A review of federal government infrastructure projects (reported by AAS on 12 July 2023 in “Infrastructure go-slow won’t fix inflation!”) was commissioned in May and decisions will be announced by the government in a December budget update. The government has indicated that it could delay up to 400 projects that have not yet commenced construction, including the Melbourne Airport rail link and NSW south coast bypass.
Now is not the time to cut the only investment that will grow the economy, particularly with immigration rising in record numbers. The nations that have best withstood the recent economic downturn and inflationary squeeze are those, such as China, that have continued or expanded investment in nation-building infrastructure. The supply constraints that are blamed for infrastructure spending fueling inflation should be addressed by more investment in supply chains, including local manufacturing and training, not by cutting investment in productivity-enhancing infrastructure.
Treasurer Jim Chalmers concurred with the IMF’s advice, telling ABC’s Insiders on 5 November, “We’re going to need to make some difficult decisions about the infrastructure pipeline, which factors in those $33 billion of blowouts from projects announced by our predecessors.” Reports suggest that commencements of many projects will be pushed back into the 2030s, rather than being cancelled outright.
Another rate rise
During Senate Estimates, Greens Senator Barbara Pocock raised Michelle Bullock’s assertion in June that “the unemployment rate will have to rise” to quash inflation. (“RBA demands higher unemployment to ‘solve’ inflation”, AAS, 28 June 2023.)
Pocock drew attention to a similar statement: “We recently saw some comments from the CEO of the Gurner Group [property developer Tim Gurner], who said the rate of unemployment had to increase by 40 to 50 per cent to discipline workers and rebalance the labour market. It was met with outrage, appropriately.

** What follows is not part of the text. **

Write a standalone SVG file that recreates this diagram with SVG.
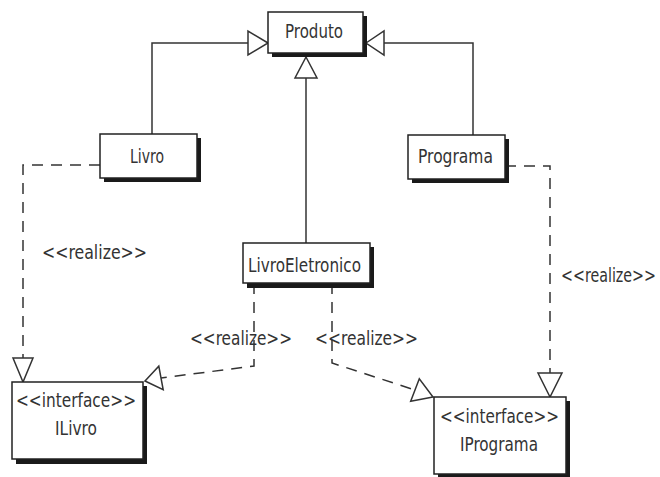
<svg xmlns="http://www.w3.org/2000/svg" width="660" height="477" viewBox="0 0 660 477">
<style>
.box{fill:#fff;stroke:#222;stroke-width:1.5}
.sh{fill:#1a1a1a}
.t{font-family:"DejaVu Sans","Liberation Sans",sans-serif;font-size:19px;fill:#333}
.ln{fill:none;stroke:#333;stroke-width:1.5}
.dash{fill:none;stroke:#333;stroke-width:1.5;stroke-dasharray:11,8}
.tri{fill:#fff;stroke:#333;stroke-width:1.5;stroke-linejoin:miter}
</style>
<rect width="660" height="477" fill="#fff"/>
<g id="connectors">
<polyline class="ln" points="152,134 152,43 248,43"/>
<polyline class="ln" points="473,135 473,43 384,43"/>
<line class="ln" x1="306" y1="243" x2="306" y2="78"/>
<polyline class="dash" points="100,165 23,165 23,358"/>
<polyline class="dash" points="505,166 550,166 550,373"/>
<polyline class="dash" points="254,283 254,366 161,378"/>
<polyline class="dash" points="332,283 332,363 415,390"/>
<polygon class="tri" points="268,43 248,31 248,55"/>
<polygon class="tri" points="366,43 384,31 384,55"/>
<polygon class="tri" points="306,57 295,78 317,78"/>
<polygon class="tri" points="23,382 13,358 33,358"/>
<polygon class="tri" points="550,397 538,373 562,373"/>
<polygon class="tri" points="145,381 163.2,389.8 158.8,366.2"/>
<polygon class="tri" points="433,397 410.7,401.2 419.3,378.8"/>
<text class="t" x="42" y="259" textLength="105" lengthAdjust="spacingAndGlyphs">&lt;&lt;realize&gt;&gt;</text>
<text class="t" x="656" y="282" text-anchor="end" textLength="95" lengthAdjust="spacingAndGlyphs">&lt;&lt;realize&gt;&gt;</text>
<text class="t" x="190" y="345" textLength="102" lengthAdjust="spacingAndGlyphs">&lt;&lt;realize&gt;&gt;</text>
<text class="t" x="315" y="345" textLength="103" lengthAdjust="spacingAndGlyphs">&lt;&lt;realize&gt;&gt;</text>
</g>
<g id="Produto">
<rect class="sh" x="272" y="16" width="95" height="41"/>
<rect class="box" x="268" y="12" width="95" height="41"/>
<text class="t" x="285" y="38" textLength="58" lengthAdjust="spacingAndGlyphs">Produto</text>
</g>
<g id="Livro">
<rect class="sh" x="104" y="138" width="97" height="44"/>
<rect class="box" x="100" y="134" width="97" height="44"/>
<text class="t" x="130" y="163" textLength="34" lengthAdjust="spacingAndGlyphs">Livro</text>
</g>
<g id="Programa">
<rect class="sh" x="412" y="139" width="97" height="44"/>
<rect class="box" x="408" y="135" width="97" height="44"/>
<text class="t" x="418" y="163" textLength="75" lengthAdjust="spacingAndGlyphs">Programa</text>
</g>
<g id="LivroEletronico">
<rect class="sh" x="247" y="247" width="127" height="41"/>
<rect class="box" x="243" y="243" width="127" height="40"/>
<text class="t" x="248" y="272" textLength="113" lengthAdjust="spacingAndGlyphs">LivroEletronico</text>
</g>
<g id="ILivro">
<rect class="sh" x="16" y="386" width="131" height="78"/>
<rect class="box" x="12" y="382" width="131" height="77"/>
<text class="t" x="16" y="407" textLength="120" lengthAdjust="spacingAndGlyphs">&lt;&lt;interface&gt;&gt;</text>
<text class="t" x="55" y="435" textLength="42" lengthAdjust="spacingAndGlyphs">ILivro</text>
</g>
<g id="IPrograma">
<rect class="sh" x="438" y="401" width="132" height="78"/>
<rect class="box" x="434" y="397" width="132" height="77"/>
<text class="t" x="440" y="423" textLength="119" lengthAdjust="spacingAndGlyphs">&lt;&lt;interface&gt;&gt;</text>
<text class="t" x="460" y="451" textLength="78" lengthAdjust="spacingAndGlyphs">IPrograma</text>
</g>
</svg>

But, essentially, isn’t his economic project comparable to the RBA’s tolerance of increased unemployment to discipline inflation?”

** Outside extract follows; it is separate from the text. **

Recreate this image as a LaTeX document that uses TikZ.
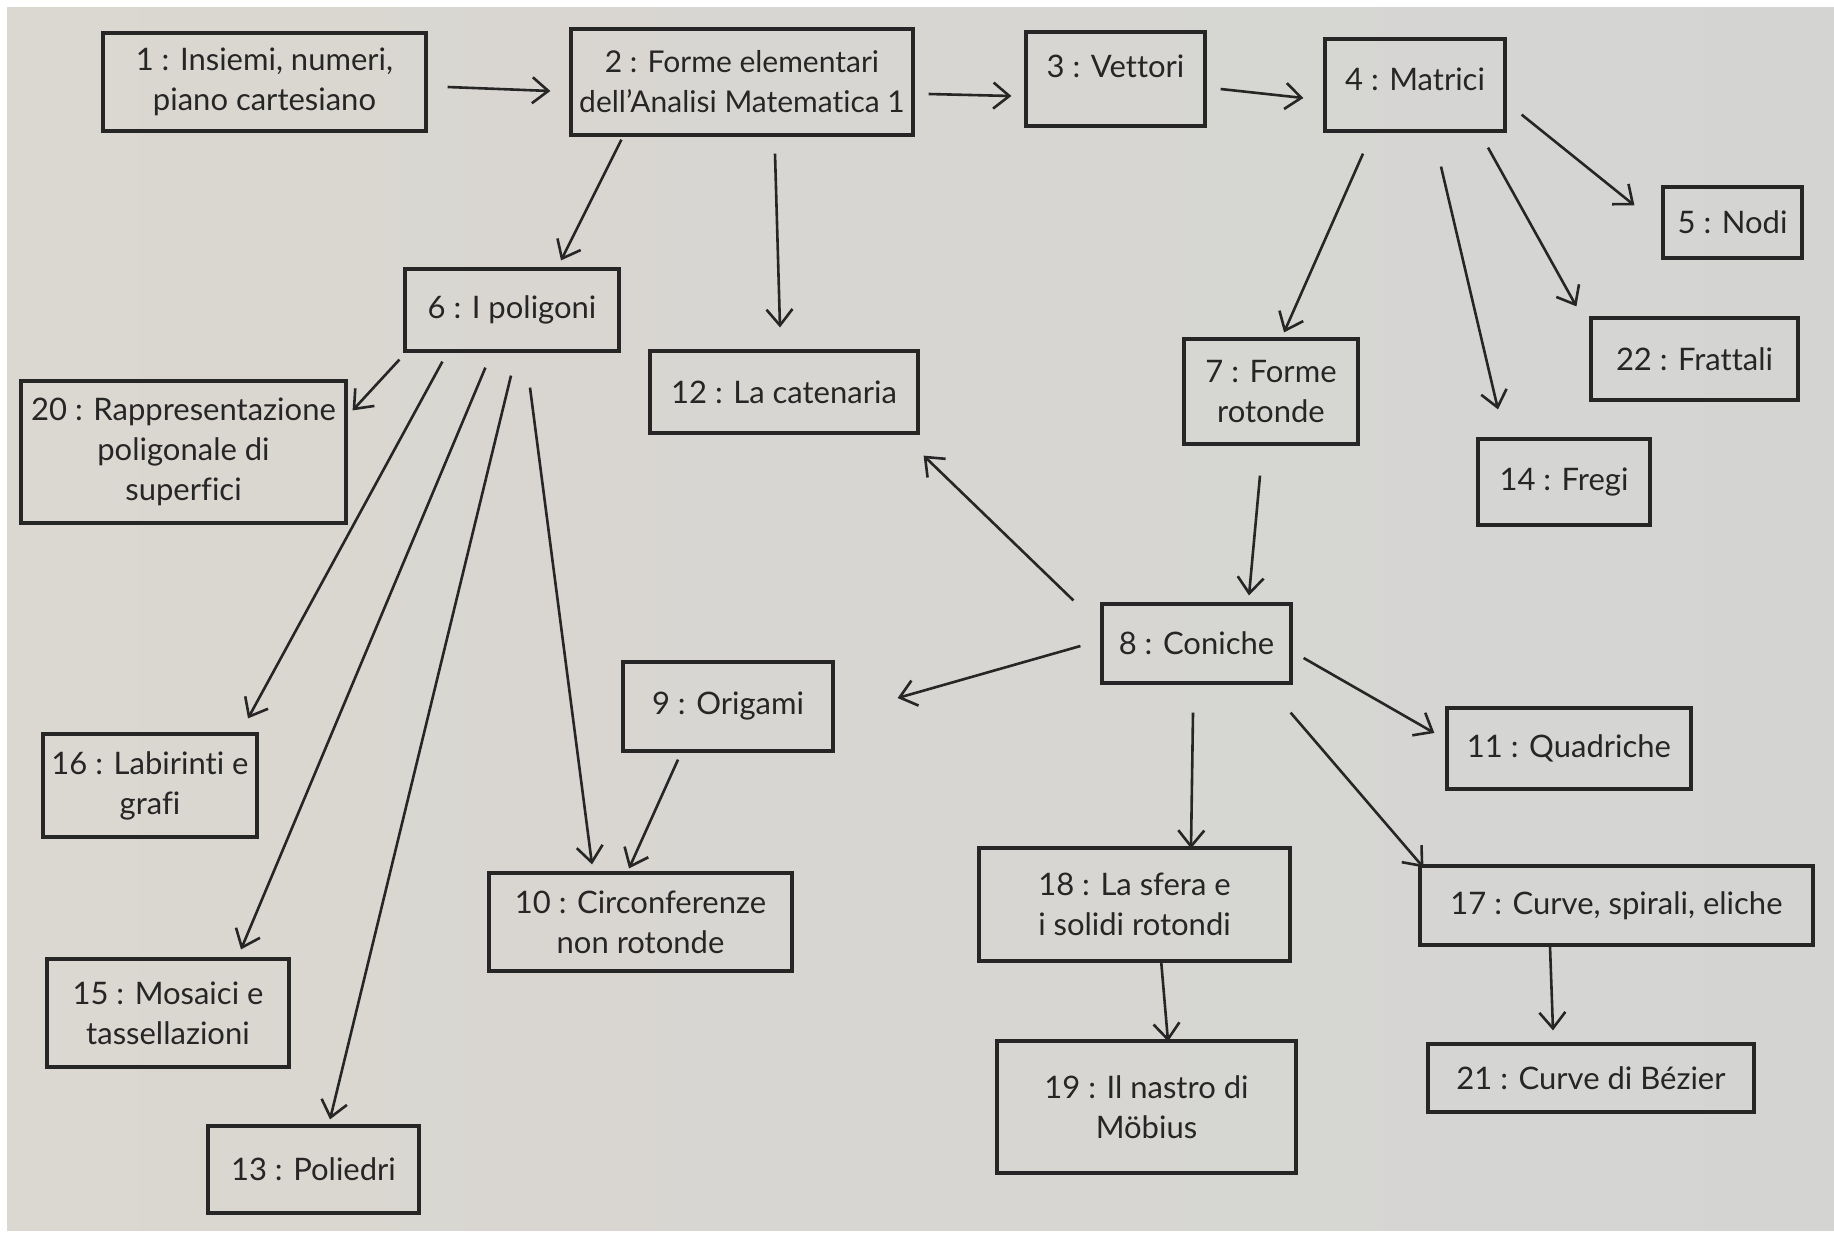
\documentclass[tikz,border=0pt]{standalone}
\usepackage{fontspec}
\setmainfont{Lato}[Ligatures=NoCommon]
\usetikzlibrary{arrows.meta,calc}
\definecolor{ink}{HTML}{262626}
\definecolor{paperL}{RGB}{219,215,209}
\definecolor{paperR}{RGB}{212,213,211}
\tikzset{
  box/.style={draw=ink, line width=1.6pt, inner sep=2pt, align=center, text=ink,
    font=\fontsize{15.5}{20}\selectfont},
  boxone/.style={draw=ink, line width=1.6pt, inner sep=2pt, text=ink,
    font=\fontsize{15.5}{20}\selectfont},
  conn/.style={draw=ink, line width=1.3pt, -{Straight Barb[length=8pt,width=13pt,line width=1.3pt]}}
}
\begin{document}
\begin{tikzpicture}[x=0.5pt,y=-0.5pt]
\useasboundingbox (0,0) rectangle (1834,1232);
\fill[white] (0,0) rectangle (1834,1232);
\fill[left color=paperL,right color=paperR] (7,7) rectangle (1834,1230);

% boxes
\node[box, minimum width=161.5pt, minimum height=49pt] (n1) at (264.5,82) {1 : Insiemi, numeri,\\piano cartesiano};
\node[box, minimum width=171pt, minimum height=53pt, font=\fontsize{15}{20}\selectfont] (n2) at (742,82) {2 : Forme elementari\\dell'Analisi Matematica 1};
\node[boxone, minimum width=89.5pt, minimum height=47pt, text depth=13pt] (n3) at (1115.5,79) {3 : Vettori};
\node[boxone, minimum width=90pt, minimum height=46pt, text depth=6pt] (n4) at (1415,85) {4 : Matrici};
\node[box, minimum width=69.5pt, minimum height=35.5pt] (n5) at (1732.5,222.5) {5 : Nodi};
\node[box, minimum width=107pt, minimum height=41pt] (n6) at (512,310) {6 : I poligoni};
\node[box, minimum width=134pt, minimum height=41pt] (n12) at (784,392) {12 : La catenaria};
\node[box, minimum width=162.5pt, minimum height=71pt] (n20) at (183.5,452) {20 : Rappresentazione\\poligonale di\\superfici};
\node[box, minimum width=87pt, minimum height=52.5pt] (n7) at (1271,391.5) {7 : Forme\\rotonde};
\node[box, minimum width=103.5pt, minimum height=41pt] (n22) at (1694.5,359) {22 : Frattali};
\node[box, minimum width=86pt, minimum height=43pt] (n14) at (1564,482) {14 : Fregi};
\node[box, minimum width=94.5pt, minimum height=39.5pt] (n8) at (1196.5,643.5) {8 : Coniche};
\node[box, minimum width=105pt, minimum height=44.5pt] (n9) at (728,706.5) {9 : Origami};
\node[box, minimum width=122pt, minimum height=40.5pt] (n11) at (1569,748.5) {11 : Quadriche};
\node[box, minimum width=107pt, minimum height=51.5pt] (n16) at (150,785.5) {16 : Labirinti e\\grafi};
\node[box, minimum width=151.5pt, minimum height=49pt] (n10) at (640.5,922) {10 : Circonferenze\\non rotonde};
\node[box, minimum width=155.5pt, minimum height=56.5pt] (n18) at (1134.5,904.5) {18 : La sfera e\\i solidi rotondi};
\node[box, minimum width=196.5pt, minimum height=39.5pt] (n17) at (1616.5,905.5) {17 : Curve, spirali, eliche};
\node[box, minimum width=121pt, minimum height=54pt] (n15) at (168,1013) {15 : Mosaici e\\tassellazioni};
\node[box, minimum width=149.5pt, minimum height=66pt] (n19) at (1146.5,1107) {19 : Il nastro di\\Möbius};
\node[box, minimum width=163pt, minimum height=34pt] (n21) at (1591,1078) {21 : Curve di Bézier};
\node[box, minimum width=105.5pt, minimum height=43.5pt] (n13) at (313.5,1169.5) {13 : Poliedri};

% connectors
\draw[conn] ($(n1.east)+(20,5)$) -- ($(n2.west)+(-19,9)$);
\draw[conn] ($(n2.east)+(14,12)$) -- ($(n3.west)+(-13,17)$);
\draw[conn] ($(n3.east)+(14,10)$) -- ($(n4.west)+(-20,13)$);
\draw[conn] ($(n4.south east)+(15,-18)$) -- ($(n5.north west)+(-27,20)$);
\draw[conn] ($(n4.south)+(-52,21)$) -- ($(n7.north)+(13,-5)$);
\draw[conn] ($(n4.south)+(26,34)$) -- ($(n14.north)+(-66,-28)$);
\draw[conn] ($(n4.south)+(73,15)$) -- ($(n22.north west)+(-13,-10)$);
\draw[conn] ($(n2.south west)+(52,3)$) -- ($(n6.north)+(49,-7)$);
\draw[conn] ($(n2.south)+(33,17)$) -- ($(n12.north)+(-4,-22)$);
\draw[conn] ($(n6.south west)+(-4,7)$) -- ($(n20.north east)+(5,31)$);
\draw[conn] ($(n6.south west)+(39,9)$) -- ($(n16.north)+(98,-14)$);
\draw[conn] ($(n6.south west)+(82,15)$) -- ($(n15.north)+(73,-8)$);
\draw[conn] ($(n6.south)+(-1,23)$) -- ($(n13.north)+(16.5,-5)$);
\draw[conn] ($(n6.south)+(18,35)$) -- ($(n10.north)+(-48.5,-7)$);
\draw[conn] ($(n9.south)+(-50,7)$) -- ($(n10.north)+(-11.5,-3)$);
\draw[conn] ($(n7.south)+(-11,30)$) -- ($(n8.north)+(52.5,-7)$);
\draw[conn] ($(n8.north west)+(-27,-2)$) -- ($(n12.south east)+(4,21)$);
\draw[conn] ($(n8.west)+(-20,2.5)$) -- ($(n9.east)+(63,-8.5)$);
\draw[conn] ($(n8.east)+(11,14.5)$) -- ($(n11.west)+(-11,-15.5)$);
\draw[conn] ($(n8.south)+(-3.5,28)$) -- ($(n18.north)+(56.5,2)$);
\draw[conn] ($(n8.south east)+(-2,28)$) -- ($(n17.north west)+(5,3)$);
\draw[conn] ($(n18.south)+(26.5,-3)$) -- ($(n19.north)+(21.5,2)$);
\draw[conn] ($(n17.south)+(-66.5,0)$) -- ($(n21.north)+(-38,-12)$);
\end{tikzpicture}
\end{document}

Bullock denied that such a sentiment—“the idea that unemployment has to increase to discipline inflation”—had ever come out of her mouth, but acknowledged the truth of Pocock’s assertion that the consequence of RBA monetary policy decisions would be “an increase in the official rate of unemployment”. Responded Bullock: “It will. In our forecast, that’s what we forecast. It’s a mechanical thing.” Pocock retorted: “It’s a mechanical effect with very human consequences, of course.” (Emphasis added.)
Bullock insisted more than once in the hearing that the RBA is limited to but one instrument to tackle inflation: “We do know that there are portions of the Australian public that are hurting; we do understand that. We only have one tool, though....” She affirmed interest rates are indeed a “blunt tool” when that terminology was used by One Nation Party Senator Malcolm Roberts as well as Pocock.
That needn’t be the case. Before financial deregulation Australia’s central bank, the Commonwealth, had numerous ways to take the heat out of markets. An interesting contrast was drawn during the Estimates discussion, when Bullock and her sidekick Assistant Governor Christopher Kent were asked about nervousness regarding the Chinese property market. Kent noted that, “They have a lot of tools and a lot of capacity to respond, if needed.” (Emphasis added.) Furthermore, it was inadvertently admitted that their tools are oriented to the good of the population. Bullock noted that the Chinese government has been acting to reduce “leverage in the property sector” and is “prioritising the people who bought the properties”, rather than bailing out overleveraged companies. She added that to correct the situation, “The central government is looking to the local governments to try and spend more on infrastructure”. Taking into account their respective track records, the RBA and Australian government should learn from China and ignore the IMF.